Still something stops me from giving him all of my heart as I had before the affair.  In my complete trust of my husband before the affair, I missed many warning signs and ignored many others.  I cannot tell you how many times I said to myself that my husband though not perfect, would never put our marriage at risk.  In his confessions, the truth came out.  My marriage that existed in my head was not the marriage that existed in his.  Though he had major issues of his own, and seems at last to be working on them, some of the stuff he confessed confirmed the thoughts I had been having for years.  Things I knew and chose to ignore .  I am not sure if I had ever confronted him in this regard if that would have been any better.

He didnt confess to other affairs, but to constantly blaming me for all that was wrong in his life.  It didnt matter whether it was financial, personal or work related, he blamed me.  I suspected he was doing that very thing, but with no real proof other than my intuition I never knew how to deal with it.  So when he told me this recently, all I could say was I know, and I understand.
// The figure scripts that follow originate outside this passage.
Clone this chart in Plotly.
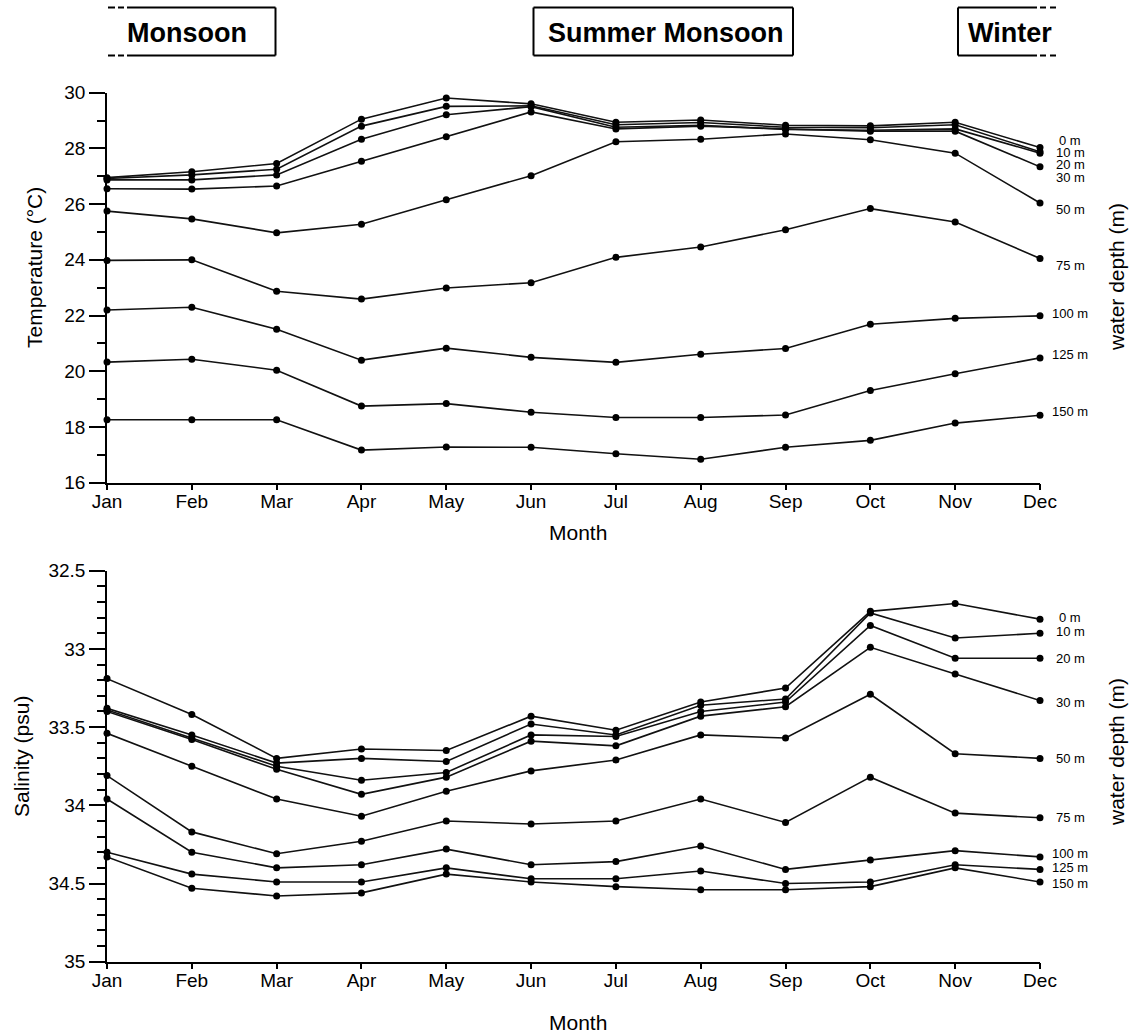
import plotly.graph_objects as go

W, H = 1130, 1033

months = ["Jan", "Feb", "Mar", "Apr", "May", "Jun", "Jul", "Aug", "Sep", "Oct", "Nov", "Dec"]
depths = ["0 m", "10 m", "20 m", "30 m", "50 m", "75 m", "100 m", "125 m", "150 m"]

# Temperature (°C) per depth
temp_0 = [26.95, 27.16, 27.46, 29.05, 29.81, 29.60, 28.94, 29.02, 28.83, 28.81, 28.94, 28.03]
temp_10 = [26.92, 27.05, 27.25, 28.80, 29.51, 29.53, 28.85, 28.93, 28.76, 28.74, 28.85, 27.88]
temp_20 = [26.87, 26.87, 27.05, 28.33, 29.21, 29.50, 28.76, 28.83, 28.68, 28.65, 28.70, 27.83]
temp_30 = [26.55, 26.54, 26.65, 27.54, 28.42, 29.31, 28.70, 28.80, 28.70, 28.62, 28.62, 27.34]
temp_50 = [25.75, 25.47, 24.97, 25.28, 26.16, 27.02, 28.24, 28.33, 28.52, 28.31, 27.83, 26.04]
temp_75 = [23.98, 24.00, 22.87, 22.59, 22.99, 23.18, 24.09, 24.46, 25.08, 25.84, 25.36, 24.05]
temp_100 = [22.20, 22.30, 21.51, 20.40, 20.83, 20.50, 20.32, 20.61, 20.82, 21.69, 21.90, 21.99]
temp_125 = [20.33, 20.43, 20.04, 18.75, 18.84, 18.53, 18.34, 18.34, 18.43, 19.31, 19.91, 20.48]
temp_150 = [18.26, 18.26, 18.26, 17.17, 17.28, 17.27, 17.04, 16.84, 17.27, 17.52, 18.14, 18.42]

# Salinity (psu) per depth
sal_0 = [33.19, 33.42, 33.70, 33.64, 33.65, 33.43, 33.52, 33.34, 33.25, 32.76, 32.71, 32.81]
sal_10 = [33.38, 33.55, 33.73, 33.70, 33.72, 33.48, 33.55, 33.36, 33.32, 32.77, 32.93, 32.90]
sal_20 = [33.39, 33.57, 33.75, 33.84, 33.79, 33.55, 33.56, 33.40, 33.34, 32.85, 33.06, 33.06]
sal_30 = [33.40, 33.58, 33.77, 33.93, 33.82, 33.59, 33.62, 33.43, 33.37, 32.99, 33.16, 33.33]
sal_50 = [33.54, 33.75, 33.96, 34.07, 33.91, 33.78, 33.71, 33.55, 33.57, 33.29, 33.67, 33.70]
sal_75 = [33.81, 34.17, 34.31, 34.23, 34.10, 34.12, 34.10, 33.96, 34.11, 33.82, 34.05, 34.08]
sal_100 = [33.96, 34.30, 34.40, 34.38, 34.28, 34.38, 34.36, 34.26, 34.41, 34.35, 34.29, 34.33]
sal_125 = [34.30, 34.44, 34.49, 34.49, 34.40, 34.47, 34.47, 34.42, 34.50, 34.49, 34.38, 34.41]
sal_150 = [34.33, 34.53, 34.58, 34.56, 34.44, 34.49, 34.52, 34.54, 34.54, 34.52, 34.40, 34.49]

temp_series = [temp_0, temp_10, temp_20, temp_30, temp_50, temp_75, temp_100, temp_125, temp_150]
sal_series = [sal_0, sal_10, sal_20, sal_30, sal_50, sal_75, sal_100, sal_125, sal_150]

temp_ticks = [16, 18, 20, 22, 24, 26, 28, 30]
sal_ticks = [32.5, 33, 33.5, 34, 34.5, 35]
sal_ticktext = ["32.5", "33", "33.5", "34", "34.5", "35"]

# label anchor positions (layout, in axis units) for depth labels
temp_label_y = [28.27, 27.87, 27.44, 26.97, 25.79, 23.78, 22.06, 20.59, 18.54]
sal_label_y = [32.80, 32.89, 33.06, 33.34, 33.70, 34.08, 34.31, 34.40, 34.50]

FONT = "Liberation Sans, Arial, Helvetica, sans-serif"


def fx(x):
    return x / W


def fy(y):
    return 1 - y / H


x_dom = [fx(107), fx(1040)]
top_dom = [fy(482.7), fy(92.7)]
bot_dom = [fy(961.7), fy(570.7)]

fig = go.Figure()
xidx = list(range(len(months)))

for name, vals in zip(depths, temp_series):
    fig.add_trace(go.Scatter(x=xidx, y=vals, mode="lines+markers", name=name,
                             line=dict(color="#111", width=1.6),
                             marker=dict(color="#000", size=7),
                             cliponaxis=False, xaxis="x", yaxis="y", showlegend=False))
for name, vals in zip(depths, sal_series):
    fig.add_trace(go.Scatter(x=xidx, y=vals, mode="lines+markers", name=name,
                             line=dict(color="#111", width=1.6),
                             marker=dict(color="#000", size=7),
                             cliponaxis=False, xaxis="x2", yaxis="y2", showlegend=False))

axis_common = dict(showline=True, linecolor="black", linewidth=1.5, showgrid=False,
                   zeroline=False, ticks="outside", tickcolor="black", tickwidth=1.5,
                   automargin=False,
                   tickfont=dict(family=FONT, size=19, color="black"))

xcommon = dict(axis_common, range=[0, 11], tickvals=xidx, ticktext=months, ticklen=6,
               ticklabelstandoff=-5)

fig.update_layout(
    width=W, height=H,
    margin=dict(l=0, r=0, t=0, b=0, pad=0, autoexpand=False),
    paper_bgcolor="white", plot_bgcolor="white",
    showlegend=False,
    font=dict(family=FONT, color="black"),
    xaxis=dict(xcommon, domain=x_dom, anchor="y"),
    yaxis=dict(axis_common, domain=top_dom, anchor="x", range=[16, 30],
               tickvals=temp_ticks, ticklen=16,
               minor=dict(dtick=1, tick0=16, ticks="outside", ticklen=8, tickcolor="black", tickwidth=1.5)),
    xaxis2=dict(xcommon, domain=x_dom, anchor="y2"),
    yaxis2=dict(axis_common, domain=bot_dom, anchor="x2", range=[35, 32.5],
                tickvals=sal_ticks, ticktext=sal_ticktext, ticklen=16,
                minor=dict(dtick=0.1, tick0=32.5, ticks="outside", ticklen=8, tickcolor="black", tickwidth=1.5)),
)

ann = []
# axis titles
ann.append(dict(text="Month", x=fx(578), y=fy(532), xref="paper", yref="paper", showarrow=False,
                font=dict(size=21), xanchor="center", yanchor="middle"))
ann.append(dict(text="Month", x=fx(578), y=fy(1022), xref="paper", yref="paper", showarrow=False,
                font=dict(size=21), xanchor="center", yanchor="middle"))
ann.append(dict(text="Temperature (°C)", x=fx(34), y=fy(268), xref="paper", yref="paper", showarrow=False,
                font=dict(size=21), textangle=-90, xanchor="center", yanchor="middle"))
ann.append(dict(text="Salinity (psu)", x=fx(21), y=fy(757), xref="paper", yref="paper", showarrow=False,
                font=dict(size=21), textangle=-90, xanchor="center", yanchor="middle"))
ann.append(dict(text="water depth (m)", x=fx(1116), y=fy(277), xref="paper", yref="paper", showarrow=False,
                font=dict(size=21), textangle=-90, xanchor="center", yanchor="middle"))
ann.append(dict(text="water depth (m)", x=fx(1116), y=fy(752), xref="paper", yref="paper", showarrow=False,
                font=dict(size=21), textangle=-90, xanchor="center", yanchor="middle"))

for name, ly in zip(depths, temp_label_y):
    ann.append(dict(text=name, x=fx(1070), y=ly, xref="paper", yref="y", showarrow=False,
                    font=dict(size=13), xanchor="center", yanchor="middle"))
for name, ly in zip(depths, sal_label_y):
    ann.append(dict(text=name, x=fx(1070), y=ly, xref="paper", yref="y2", showarrow=False,
                    font=dict(size=13), xanchor="center", yanchor="middle"))

# season labels
for txt, cx in [("Monsoon", 187), ("Summer Monsoon", 666), ("Winter", 1010)]:
    ann.append(dict(text="<b>" + txt + "</b>", x=fx(cx), y=fy(33), xref="paper", yref="paper",
                    showarrow=False, font=dict(size=27), xanchor="center", yanchor="middle"))

fig.update_layout(annotations=ann)

shapes = []


def seg(x0, y0, x1, y1, w=2):
    shapes.append(dict(type="line", xref="paper", yref="paper", x0=fx(x0), y0=fy(y0),
                       x1=fx(x1), y1=fy(y1), line=dict(color="black", width=w)))


top_y, bot_y = 7.5, 55.5
# Monsoon box (open on left with dashes)
for yy in (top_y, bot_y):
    seg(108, yy, 115, yy)
    seg(118, yy, 124, yy)
    seg(127, yy, 275.5, yy)
seg(275.5, top_y, 275.5, bot_y)
# Summer Monsoon box
seg(533.5, top_y, 793, top_y)
seg(533.5, bot_y, 793, bot_y)
seg(533.5, top_y, 533.5, bot_y)
seg(793, top_y, 793, bot_y)
# Winter box (open on right with dashes)
for yy in (top_y, bot_y):
    seg(958, yy, 1037, yy)
    seg(1040, yy, 1046, yy)
    seg(1050, yy, 1056, yy)
seg(958, top_y, 958, bot_y)

fig.update_layout(shapes=shapes)

fig.write_html("out.html")
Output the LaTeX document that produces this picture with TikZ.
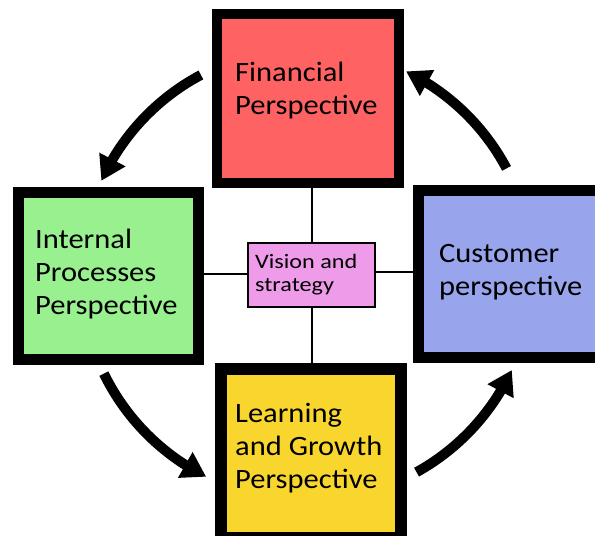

My heart however has iced over now a bit.  I am shocked that I was right about him, and I am dismayed now that I have little empathy left.  I have not confessed to him how I feel yet because I cannot put it into a cohesive thought yet.

I am mad all over again, my trust level has dropped, and I do not like him.  I feel terrible.  He trusted me enough to share his thoughts and feelings, and to assure me that He would not ever feel that way again.  I think old habits die hard, and my feelings are hurt that I was not the woman to him I thought I was.

I don’t know what to do now?  I have not done alot regarding this revelation because I simply do not know what I want to do.